Fitness-Tracker und Co. erfassen schon heute große Mengen an Gesundheitsdaten. Deshalb lebt aber niemand automatisch gesünder. Verena Fink, Geschäftsführerin der Beratung Woodpecker Finch, sagt, was es dazu braucht.
Fitness-Tracker und Co. erfassen schon heute große Mengen an Gesundheitsdaten. Deshalb lebt aber niemand automatisch gesünder. Verena Fink, Geschäftsführerin der Beratung Woodpecker Finch, sagt, was es dazu braucht.

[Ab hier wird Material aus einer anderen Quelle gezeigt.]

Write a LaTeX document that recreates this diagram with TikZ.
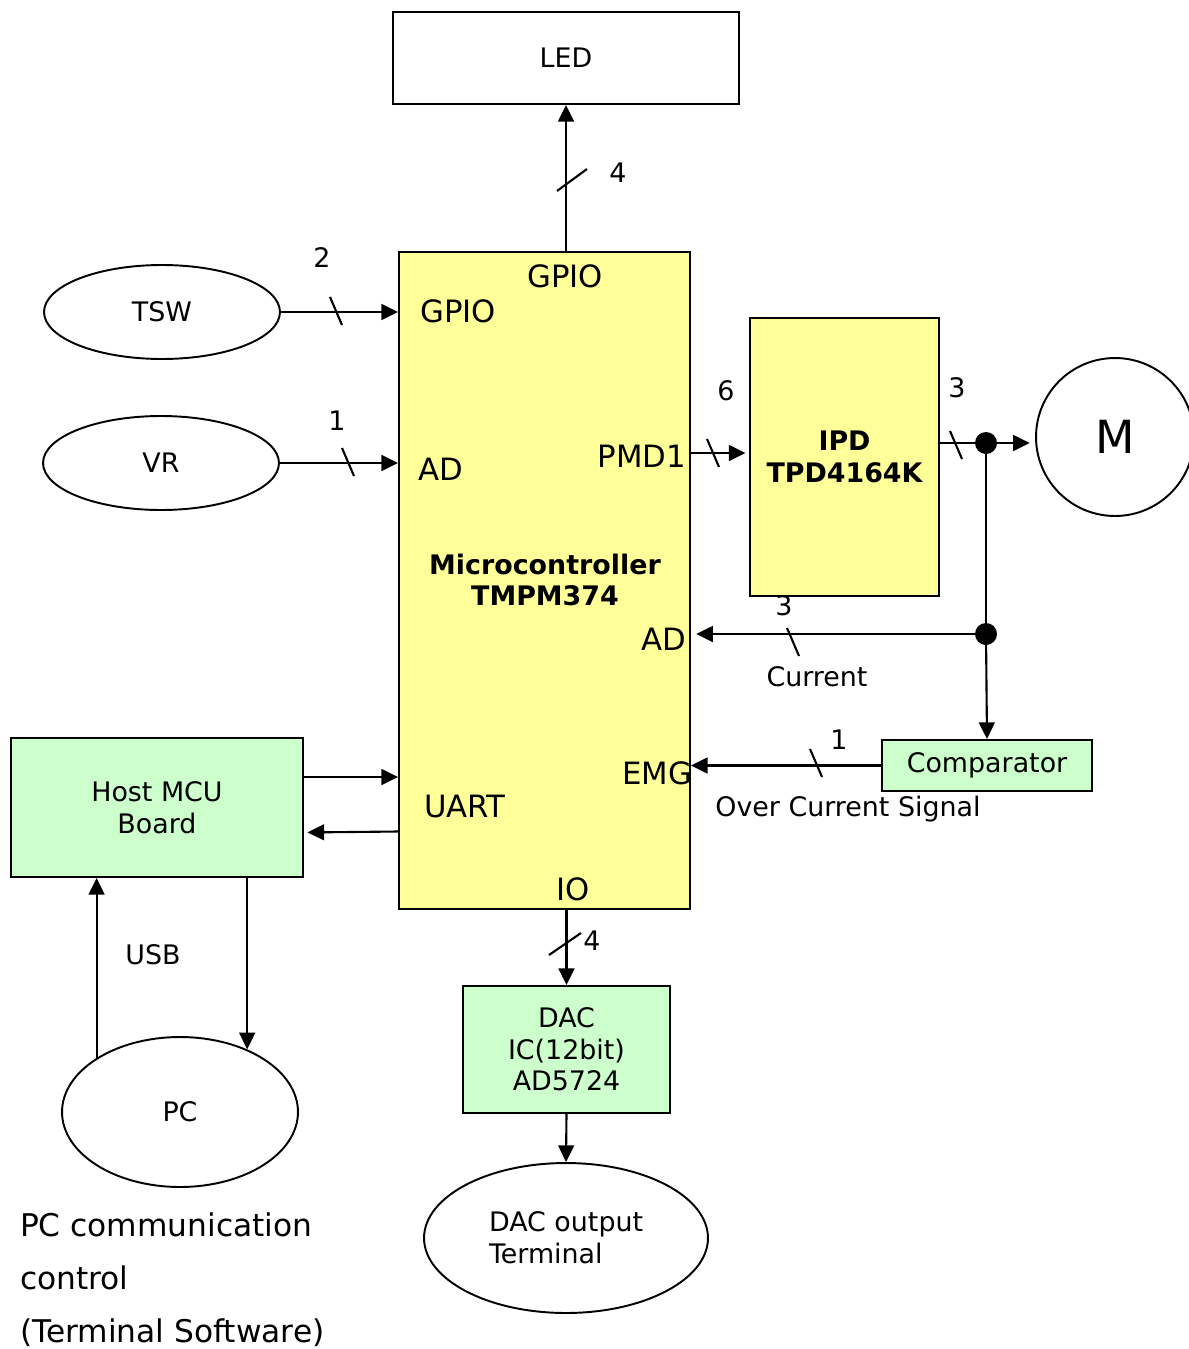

Zur Autorin: Verena Fink hat Woodpecker Finch gegründet. Vor dem Aufbau der Beratung hat sie langjährige Managementerfahrung in den Branchen Handel, E-Commerce, Medien und FMCG gesammelt. Die Expertin für Customer Lifetime Value in der digitalen Transformation agiert neben ihrer Beratungstätigkeit als Unternehmerin im Bereich Zukunftsökonomie und Neuroscience-Marketing mit Start-up-Projekten in San Francisco rund um Künstliche Intelligenz, Sales-Optimierung sowie Lösungen für die Industrie 4.0. Sie ist Teil der Health-i Jury 2022.
Individualisierung der Gesellschaft lässt uns die Freiheit zu wählen. Wenn Politik oder Religion nicht mehr die Bedeutungshoheit für die Breite der Gesellschaft haben, dann steigt die Verantwortung der Einzelnen, die Weichen für Lebensstil und Gesundheit zu stellen. In der Digitalisierung greifen viele zu Werkzeugen der Quantified-Self-Bewegung, die 2007 in Kalifornien gegründet wurde. Ziel ist, mit Hard- und Software Datenströme aus persönlichen Daten auszuwerten, um mich persönlich, gesundheitlich und sportlich weiterzuentwickeln. Wer Vitaldaten über seinen Schlafrhythmus sammelt oder die Herzfrequenzvariabilität unter Belastung beobachtet, so die Idee, der könne dieses Feedback nutzen, um seinen Alltag, seine Bewegungsmuster, Ess- oder Schlafgewohnheiten zu verändern. Inzwischen finden sich auf dem Markt unzählige Self-Tracking-Angebote am Handgelenk, am Finger oder auch unter der Haut.
Die Technologie wird uns in dieser Entwicklung nicht limitieren, wir können schließlich heute schon jederzeit und überall unsere persönlichen Daten aufnehmen, auswerten lassen, vergleichen oder teilen. Bewegungsdaten, Verhaltensdaten, Transaktionsdaten, Interaktionsdaten, Biodaten: Kleine, günstig produzierbare Sensoren werden es ermöglichen, dass wir unsere Erkenntnisse mit der Umgebung verbinden, vom kleinen Me-Kosmos bis zur vernetzten Community oder der Smart City.
Profitieren von ungeschöntem Feedback
Verfechter:innen sprechen bei Big Data in der Gesundheit von Gold in unserem Vorgarten, da wir aus der Erfassung der Zustände von Individuen Muster identifizieren können, die kollektive Entwicklung vorhersagbar machen und die Vorbeugung erleichtern. Anbieter:innen im Gesundheitswesen können daraus 1:1-Angebote entwickeln. Sie profitieren von echtem, ungeschöntem Feedback statt sozial erwünschter Antworten in Marktforschungsfragebögen. In der Weiterentwicklung von Produktionsverfahren werden personalisierte Produkte entstehen, zum Beispiel meine persönliche Medizin.
Sind es die digitalen Tools, die in einer alternden Welt in wenigen Jahren zum Standard zählen? Brauchen wir viel mehr systematische, datenbasierte Selbstbeobachtung, um das Gesundheitssystem zu entlasten und personalisiertes Krankheitsmanagement zu ermöglichen?
Ich glaube ja. Ich frage mich nur, wie wir damit die Lücke überwinden, die sich heute vielleicht mit dem Begriff „innerer Schweinehund“ beschreiben lässt. Schließlich mangelt es Ärzt:innen ja auch heute nicht an Daten, um gesundheitsschädliches Verhalten ihrer Patient:innen zu identifizieren. Viele Menschen mit ungesunden Verhaltensweisen beklagen kein Defizit an Erkenntnis, wohl aber an Veränderungsbereitschaft. Wenn die mahnenden Worte und Verhaltensempfehlungen medizinischer Fachkräfte vielfach ungenutzt verhallen, wie kann es smarten Wearables gelingen, ihre Träger:innen zur Veränderung zu bewegen? Nudging? Bonus- und Malus-Regelungen? Wettbewerbsgeist? Ich freue mich schon auf neue kreative Antworten der Digital-Health-Start-ups von heute und morgen!